## BEGIN

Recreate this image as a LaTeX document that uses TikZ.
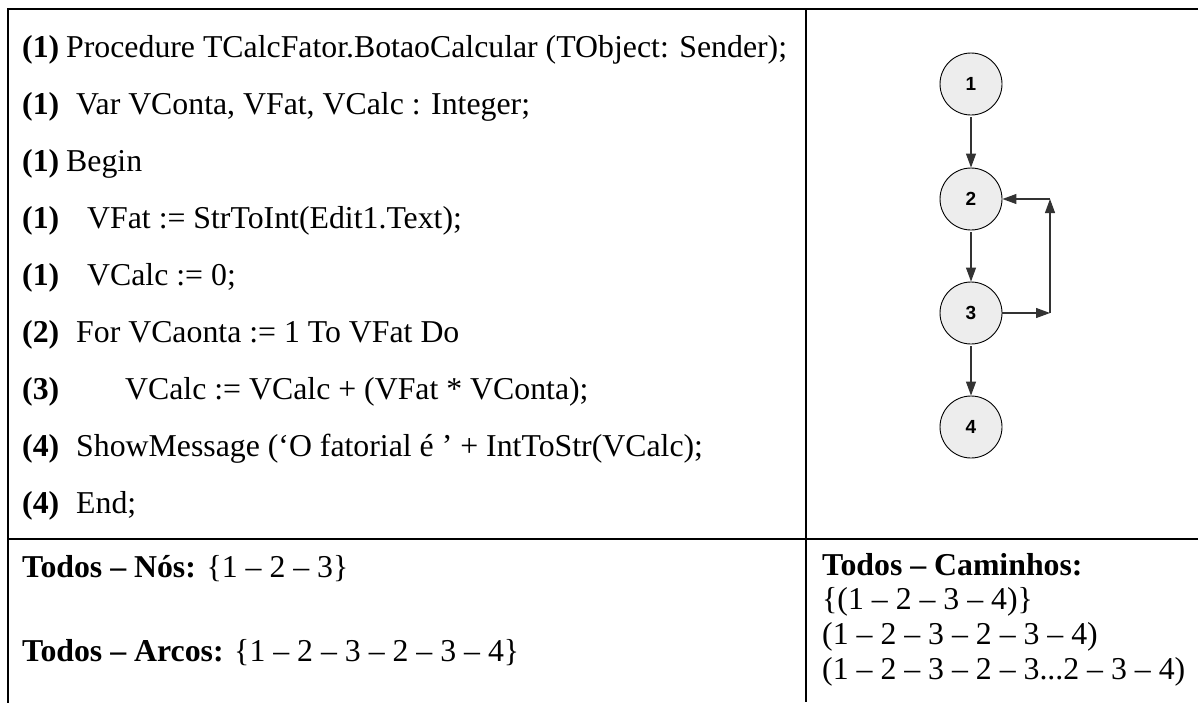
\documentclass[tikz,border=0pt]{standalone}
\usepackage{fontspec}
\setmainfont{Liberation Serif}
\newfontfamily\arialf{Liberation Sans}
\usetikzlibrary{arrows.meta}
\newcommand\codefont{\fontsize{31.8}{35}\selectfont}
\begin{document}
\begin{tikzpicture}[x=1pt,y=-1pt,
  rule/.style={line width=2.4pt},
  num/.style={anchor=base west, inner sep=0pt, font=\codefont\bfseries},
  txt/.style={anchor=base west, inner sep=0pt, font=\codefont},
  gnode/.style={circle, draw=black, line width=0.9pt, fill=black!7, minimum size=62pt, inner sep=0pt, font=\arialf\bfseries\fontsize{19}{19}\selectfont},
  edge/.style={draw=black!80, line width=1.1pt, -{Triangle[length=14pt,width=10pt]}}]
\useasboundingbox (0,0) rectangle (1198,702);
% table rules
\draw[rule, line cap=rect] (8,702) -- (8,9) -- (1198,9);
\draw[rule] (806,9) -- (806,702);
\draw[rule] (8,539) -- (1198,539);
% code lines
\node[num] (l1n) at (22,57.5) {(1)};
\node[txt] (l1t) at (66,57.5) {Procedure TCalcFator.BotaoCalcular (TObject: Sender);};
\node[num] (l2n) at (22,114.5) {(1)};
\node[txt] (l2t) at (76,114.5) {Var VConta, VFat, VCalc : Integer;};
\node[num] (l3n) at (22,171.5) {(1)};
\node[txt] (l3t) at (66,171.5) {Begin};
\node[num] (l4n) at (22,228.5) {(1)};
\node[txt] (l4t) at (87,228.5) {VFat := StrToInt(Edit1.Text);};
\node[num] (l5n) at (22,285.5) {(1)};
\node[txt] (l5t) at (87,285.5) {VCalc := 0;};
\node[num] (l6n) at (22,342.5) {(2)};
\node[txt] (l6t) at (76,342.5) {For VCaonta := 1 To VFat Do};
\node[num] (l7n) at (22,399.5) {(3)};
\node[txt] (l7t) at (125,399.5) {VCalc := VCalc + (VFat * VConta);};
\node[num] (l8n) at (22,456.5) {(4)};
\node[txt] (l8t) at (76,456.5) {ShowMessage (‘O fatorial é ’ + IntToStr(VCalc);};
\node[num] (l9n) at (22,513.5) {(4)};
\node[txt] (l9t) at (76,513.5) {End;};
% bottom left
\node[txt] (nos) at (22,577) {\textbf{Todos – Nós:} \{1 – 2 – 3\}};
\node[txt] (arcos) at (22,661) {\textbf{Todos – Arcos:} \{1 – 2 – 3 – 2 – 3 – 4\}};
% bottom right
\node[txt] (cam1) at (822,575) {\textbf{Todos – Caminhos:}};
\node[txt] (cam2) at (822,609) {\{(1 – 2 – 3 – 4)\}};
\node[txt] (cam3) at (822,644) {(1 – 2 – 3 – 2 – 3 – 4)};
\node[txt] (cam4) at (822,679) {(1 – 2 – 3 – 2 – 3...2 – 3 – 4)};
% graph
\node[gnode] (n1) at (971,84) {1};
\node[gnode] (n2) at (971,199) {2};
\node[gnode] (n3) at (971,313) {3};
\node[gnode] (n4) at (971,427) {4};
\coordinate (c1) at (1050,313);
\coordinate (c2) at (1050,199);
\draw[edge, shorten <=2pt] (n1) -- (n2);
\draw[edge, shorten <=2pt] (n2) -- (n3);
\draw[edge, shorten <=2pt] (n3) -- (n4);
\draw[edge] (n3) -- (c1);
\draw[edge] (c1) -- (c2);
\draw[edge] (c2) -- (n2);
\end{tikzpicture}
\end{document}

## END
## BEGIN

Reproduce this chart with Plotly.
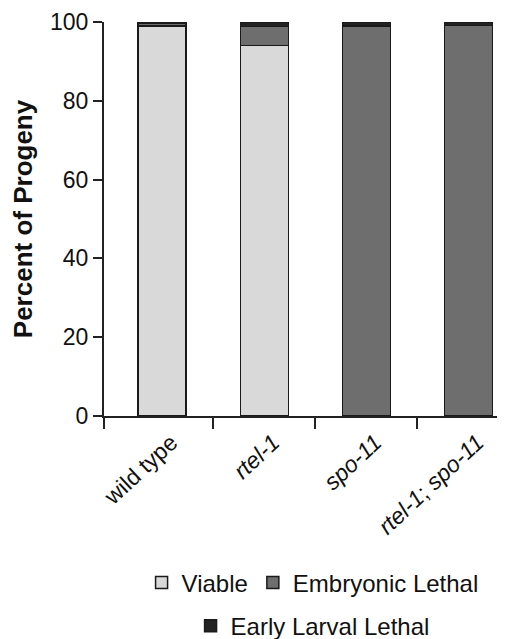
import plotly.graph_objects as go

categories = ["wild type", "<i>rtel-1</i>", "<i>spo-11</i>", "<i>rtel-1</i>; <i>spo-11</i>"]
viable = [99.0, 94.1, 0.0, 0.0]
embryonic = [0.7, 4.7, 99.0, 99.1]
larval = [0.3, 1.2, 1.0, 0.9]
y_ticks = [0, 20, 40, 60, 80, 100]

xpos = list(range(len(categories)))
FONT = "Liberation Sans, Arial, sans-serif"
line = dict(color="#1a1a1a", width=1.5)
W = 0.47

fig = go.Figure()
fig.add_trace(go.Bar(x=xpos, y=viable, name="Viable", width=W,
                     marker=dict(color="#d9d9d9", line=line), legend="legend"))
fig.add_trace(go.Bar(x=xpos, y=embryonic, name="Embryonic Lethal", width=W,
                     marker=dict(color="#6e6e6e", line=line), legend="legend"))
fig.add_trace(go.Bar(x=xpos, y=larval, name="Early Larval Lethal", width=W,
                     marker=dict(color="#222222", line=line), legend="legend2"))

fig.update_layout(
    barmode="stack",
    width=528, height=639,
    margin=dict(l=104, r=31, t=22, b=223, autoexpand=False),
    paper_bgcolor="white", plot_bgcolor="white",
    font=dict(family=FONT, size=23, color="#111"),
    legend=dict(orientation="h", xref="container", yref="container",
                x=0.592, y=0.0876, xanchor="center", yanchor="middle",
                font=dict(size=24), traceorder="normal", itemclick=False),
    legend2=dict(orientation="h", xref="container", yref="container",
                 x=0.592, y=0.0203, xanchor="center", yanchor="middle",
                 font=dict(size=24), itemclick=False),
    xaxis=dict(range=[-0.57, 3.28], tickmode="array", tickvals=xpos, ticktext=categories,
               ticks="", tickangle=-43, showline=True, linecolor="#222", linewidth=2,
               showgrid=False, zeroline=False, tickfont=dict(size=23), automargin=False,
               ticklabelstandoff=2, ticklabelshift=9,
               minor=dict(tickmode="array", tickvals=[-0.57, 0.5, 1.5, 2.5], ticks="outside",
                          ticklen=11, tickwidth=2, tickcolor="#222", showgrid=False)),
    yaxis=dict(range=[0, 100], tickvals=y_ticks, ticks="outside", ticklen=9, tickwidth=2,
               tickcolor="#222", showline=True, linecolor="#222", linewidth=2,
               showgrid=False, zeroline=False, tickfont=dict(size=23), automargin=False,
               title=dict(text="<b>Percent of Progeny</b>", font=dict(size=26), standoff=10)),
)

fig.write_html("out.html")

## END

_EXERCISE INSTRUCTIONS_: Return every line of the preceding records in which the word "this" appears.

_TASK SOLUTION_:
Recreate this image as a LaTeX document that uses TikZ.
Reproduce this chart with Plotly.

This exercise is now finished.